■ Stated problem ■
Print exactly the lines from the first one down to the line that contains "import matplotlib.pyplot as plt", both included, and skip the pictures.

──────────────────────────────

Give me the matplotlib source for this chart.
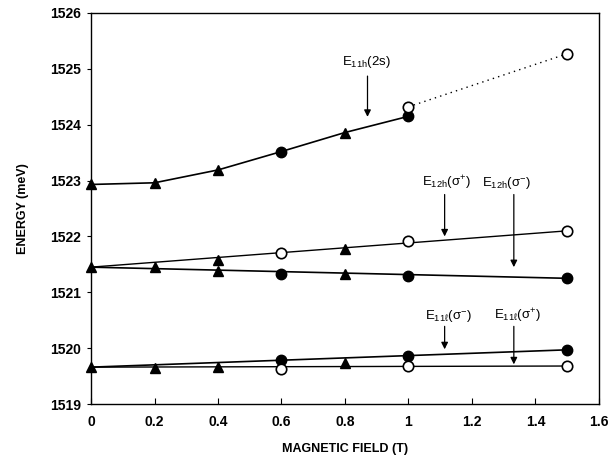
import matplotlib
matplotlib.use('Agg')
import matplotlib.pyplot as plt

plt.rcParams['font.family'] = ['Liberation Sans', 'DejaVu Sans']
plt.rcParams['mathtext.fontset'] = 'custom'
plt.rcParams['mathtext.rm'] = 'Liberation Sans'
plt.rcParams['mathtext.it'] = 'Liberation Sans:italic'
plt.rcParams['mathtext.default'] = 'regular'

# E11h(2s): solid line through measured points, dotted to open circles
b_2s = [0.0, 0.2, 0.4, 0.6, 0.8, 1.0]
e_2s = [1522.93, 1522.96, 1523.19, 1523.52, 1523.86, 1524.15]
tri_2s = [True, True, True, False, True, False]
b_2s_open = [1.0, 1.5]
e_2s_open = [1524.32, 1525.27]

# E12h: shared triangles at low field, then split sigma+ / sigma-
b_12_tri = [0.0, 0.2, 0.4, 0.8, 0.4, 0.8]
e_12_tri = [1521.45, 1521.46, 1521.58, 1521.77, 1521.38, 1521.32]
b_12_plus = [0.6, 1.0, 1.5]
e_12_plus = [1521.71, 1521.92, 1522.10]
b_12_minus = [0.6, 1.0, 1.5]
e_12_minus = [1521.32, 1521.30, 1521.25]
fit_b = [0.0, 1.5]
fit_12_plus = [1521.45, 1522.10]
fit_12_minus = [1521.45, 1521.25]

# E11l
b_11l_tri = [0.0, 0.2, 0.4, 0.8]
e_11l_tri = [1519.66, 1519.65, 1519.67, 1519.73]
b_11l_minus = [0.6, 1.0, 1.5]
e_11l_minus = [1519.79, 1519.86, 1519.97]
b_11l_plus = [0.6, 1.0, 1.5]
e_11l_plus = [1519.62, 1519.68, 1519.68]
fit_11l_minus = [1519.66, 1519.97]
fit_11l_plus = [1519.66, 1519.68]

# labels: (text, text x, text y, arrow x, arrow start y, arrow tip y)
labels = [
    ('E$_{11h}$(2s)', 0.867, 1525.12, 0.871, 1524.87, 1524.14),
    ('E$_{12h}$($\\sigma^{+}$)', 1.12, 1522.96, 1.114, 1522.75, 1522.0),
    ('E$_{12h}$($\\sigma^{-}$)', 1.31, 1522.96, 1.332, 1522.75, 1521.45),
    ('E$_{11\\ell}$($\\sigma^{-}$)', 1.127, 1520.57, 1.114, 1520.39, 1519.98),
    ('E$_{11\\ell}$($\\sigma^{+}$)', 1.344, 1520.57, 1.332, 1520.39, 1519.71),
]

fig = plt.figure(figsize=(6.13, 4.63), dpi=100)
ax = fig.add_axes([0.1485, 0.1274, 0.8285, 0.8446])

ms = 7.5
kw = dict(color='black', clip_on=False, zorder=3)
open_kw = dict(mfc='white', mec='black', mew=1.2, clip_on=False, zorder=3)

ax.plot(b_2s, e_2s, color='black', lw=1.2)
for b, e, t in zip(b_2s, e_2s, tri_2s):
    ax.plot(b, e, '^' if t else 'o', ms=ms, **kw)
ax.plot(b_2s_open, e_2s_open, color='black', lw=1, ls=(0, (1, 3)))
ax.plot(b_2s_open, e_2s_open, 'o', ms=ms, **open_kw)

ax.plot(fit_b, fit_12_plus, color='black', lw=1)
ax.plot(fit_b, fit_12_minus, color='black', lw=1.2)
ax.plot(b_12_tri, e_12_tri, '^', ms=ms, **kw)
ax.plot(b_12_plus, e_12_plus, 'o', ms=ms, **open_kw)
ax.plot(b_12_minus, e_12_minus, 'o', ms=ms, **kw)

ax.plot(fit_b, fit_11l_minus, color='black', lw=1.2)
ax.plot(fit_b, fit_11l_plus, color='black', lw=1)
ax.plot(b_11l_tri, e_11l_tri, '^', ms=ms, **kw)
ax.plot(b_11l_minus, e_11l_minus, 'o', ms=ms, **kw)
ax.plot(b_11l_plus, e_11l_plus, 'o', ms=ms, **open_kw)

for txt, tx, ty, axx, ay0, ay1 in labels:
    ax.text(tx, ty, txt, ha='center', va='center', fontsize=9.5)
    ax.annotate('', xy=(axx, ay1), xytext=(axx, ay0),
                arrowprops=dict(arrowstyle='-|>', color='black', lw=0.9,
                                mutation_scale=10, shrinkA=0, shrinkB=0))

ax.set_xlim(0, 1.6)
ax.set_ylim(1519, 1526)
ax.set_xticks([0, 0.2, 0.4, 0.6, 0.8, 1.0, 1.2, 1.4, 1.6])
ax.set_xticklabels(['0', '0.2', '0.4', '0.6', '0.8', '1', '1.2', '1.4', '1.6'])
ax.set_yticks(range(1519, 1527))
ax.tick_params(axis='x', direction='in', length=4, width=0.8, pad=8)
ax.tick_params(axis='y', direction='out', length=3, width=0.8, pad=4)
for lab in ax.get_xticklabels() + ax.get_yticklabels():
    lab.set_fontweight('bold')
    lab.set_fontsize(10)
for sp in ax.spines.values():
    sp.set_linewidth(1)

ax.set_xlabel('MAGNETIC FIELD (T)', fontsize=9, fontweight='bold', labelpad=10)
ax.set_ylabel('ENERGY (meV)', fontsize=9, fontweight='bold', labelpad=15)

fig.savefig('out.png', dpi=100)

──────────────────────────────

■ The response ■
Give me the matplotlib source for this chart.
import matplotlib
matplotlib.use('Agg')
import matplotlib.pyplot as plt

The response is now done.